Mr. Hurley acknowledged that vomiting would not be unexpected.

“There are bags if you need them, and we’ll have those handy,” he said. He added that “if that needs to happen, it certainly wouldn’t be the first time that that’s happened in a space vehicle.”

American spacecraft have not carried out a nighttime water landing by astronauts since Apollo 8, NASA says.

That crew arrived before dawn on Dec. 27, 1968, about 1,000 miles southwest of Hawaii. The Times the next day called it “a pinpoint splashdown” and noted that the crew stayed in their capsule for about 90 minutes before they were fished out of the Pacific Ocean by a helicopter team from the U.S.S. Yorktown. William Anders, the mission’s lunar module pilot, said over the radio while in the capsule, “Get us out of here, I’m not the sailor on this boat.” (James Lovell, his crew mate, had been a captain in the U.S. Navy.)

SpaceX has rehearsed working at night, and in January it successfully recovered a cargo capsule that splashed down in the Gulf of Mexico, west of Tampa Bay.

Steve Stich, manager for NASA’s Commercial Crew program, said that consistently calm nighttime weather at the splash down site, ample moonlight and additional factors made landing in the dark advantageous.

“When we weighed all those options, it just looked like this was the best time to come home,” he said on NASA TV on Saturday.

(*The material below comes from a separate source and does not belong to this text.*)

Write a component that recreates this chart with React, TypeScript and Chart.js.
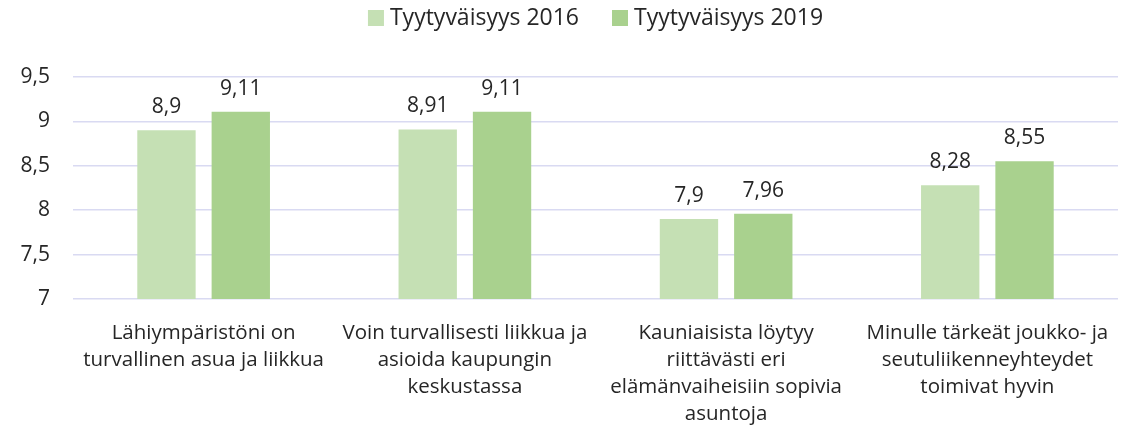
import React, { useEffect, useRef } from "react";
import { Chart, registerables } from "chart.js";

Chart.register(...registerables);

const categories: string[][] = [
  ["Lähiympäristöni on", "turvallinen asua ja liikkua"],
  ["Voin turvallisesti liikkua ja", "asioida kaupungin", "keskustassa"],
  ["Kauniaisista löytyy", "riittävästi eri", "elämänvaiheisiin sopivia", "asuntoja"],
  ["Minulle tärkeät joukko- ja", "seutuliikenneyhteydet", "toimivat hyvin"],
];
const series2016: number[] = [8.9, 8.91, 7.9, 8.28];
const series2019: number[] = [9.11, 9.11, 7.96, 8.55];
const seriesNames: string[] = ["Tyytyväisyys 2016", "Tyytyväisyys 2019"];
const seriesColors: string[] = ["#c5e0b4", "#a9d18e"];
const yMin = 7;
const yMax = 9.5;
const yStep = 0.5;

const FONT = "'Open Sans', sans-serif";
const TEXT = "#262626";

const fmt = (v: number) => String(v).replace(".", ",");

const dataLabels = {
  id: "dataLabels",
  afterDatasetsDraw(chart: any) {
    const ctx = chart.ctx;
    ctx.save();
    ctx.font = `21px ${FONT}`;
    ctx.fillStyle = TEXT;
    ctx.textAlign = "center";
    ctx.textBaseline = "alphabetic";
    chart.data.datasets.forEach((ds: any, i: number) => {
      const meta = chart.getDatasetMeta(i);
      meta.data.forEach((el: any, j: number) => {
        ctx.fillText(fmt(ds.data[j]), el.x, el.y - 17);
      });
    });
    ctx.restore();
  },
};

const topLegend = {
  id: "topLegend",
  afterDraw(chart: any) {
    const ctx = chart.ctx;
    const box = 16;
    const gap = 6;
    const itemGap = 33;
    ctx.save();
    ctx.font = `23px ${FONT}`;
    ctx.textBaseline = "middle";
    ctx.textAlign = "left";
    const items = chart.data.datasets.map((ds: any) => ({
      text: ds.label,
      color: ds.backgroundColor,
      w: ctx.measureText(ds.label).width,
    }));
    const total =
      items.reduce((a: number, it: any) => a + box + gap + it.w, 0) +
      itemGap * (items.length - 1);
    const area = chart.chartArea;
    let x = (area.left + area.right) / 2 - total / 2;
    const cy = 18;
    items.forEach((it: any) => {
      ctx.fillStyle = it.color;
      ctx.fillRect(x, cy - box / 2, box, box);
      x += box + gap;
      ctx.fillStyle = TEXT;
      ctx.fillText(it.text, x, cy);
      x += it.w + itemGap;
    });
    ctx.restore();
  },
};

export default function App() {
  const ref = useRef<HTMLCanvasElement>(null);
  useEffect(() => {
    document.body.style.margin = "0";
    const chart = new Chart(ref.current!, {
      type: "bar",
      data: {
        labels: categories,
        datasets: [
          {
            label: seriesNames[0],
            data: series2016,
            backgroundColor: seriesColors[0],
            barPercentage: 0.785,
            categoryPercentage: 0.569,
          },
          {
            label: seriesNames[1],
            data: series2019,
            backgroundColor: seriesColors[1],
            barPercentage: 0.785,
            categoryPercentage: 0.569,
          },
        ],
      },
      options: {
        animation: false,
        responsive: false,
        maintainAspectRatio: false,
        layout: { padding: { left: 0, right: 22, top: 77, bottom: 0 } },
        plugins: {
          legend: { display: false },
          tooltip: { enabled: false },
        },
        scales: {
          x: {
            grid: { display: false, drawTicks: false },
            border: { display: false },
            afterFit: (s: any) => {
              s.height = 130;
            },
            ticks: {
              font: { family: FONT, size: 20.5, lineHeight: 27 / 20.5 },
              color: TEXT,
              padding: 21,
              maxRotation: 0,
              autoSkip: false,
            },
          },
          y: {
            min: yMin,
            max: yMax,
            grid: { color: "#d9daf2", lineWidth: 1.5, drawTicks: false },
            border: { display: false },
            afterFit: (s: any) => {
              s.width = 73;
            },
            ticks: {
              stepSize: yStep,
              font: { family: FONT, size: 21 },
              color: TEXT,
              padding: 23,
              callback: (v: any) => fmt(Number(v)),
            },
          },
        },
      },
      plugins: [dataLabels, topLegend],
    });
    return () => chart.destroy();
  }, []);
  return (
    <div style={{ width: 1140, height: 429 }}>
      <canvas ref={ref} width={1140} height={429} />
    </div>
  );
}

One advantage of a nighttime landing could be that fewer private boats are likely to be around. That was a problem in August when the earlier SpaceX capsule splashed down. More than a dozen boats — one of them flying a Trump campaign flag — converged on the singed capsule, and a few went in for a closer look.

The episode raised concerns among NASA and SpaceX officials about security and safety procedures. If there had been an emergency, NASA officials said, the private boats might have impeded recovery efforts. They added that there could have been poisonous fumes from the capsule that posed a risk to the boaters.

To avert such an outcome, the Coast Guard this time set up an 11.5-mile safety zone around splashdown site and chase away any interlopers.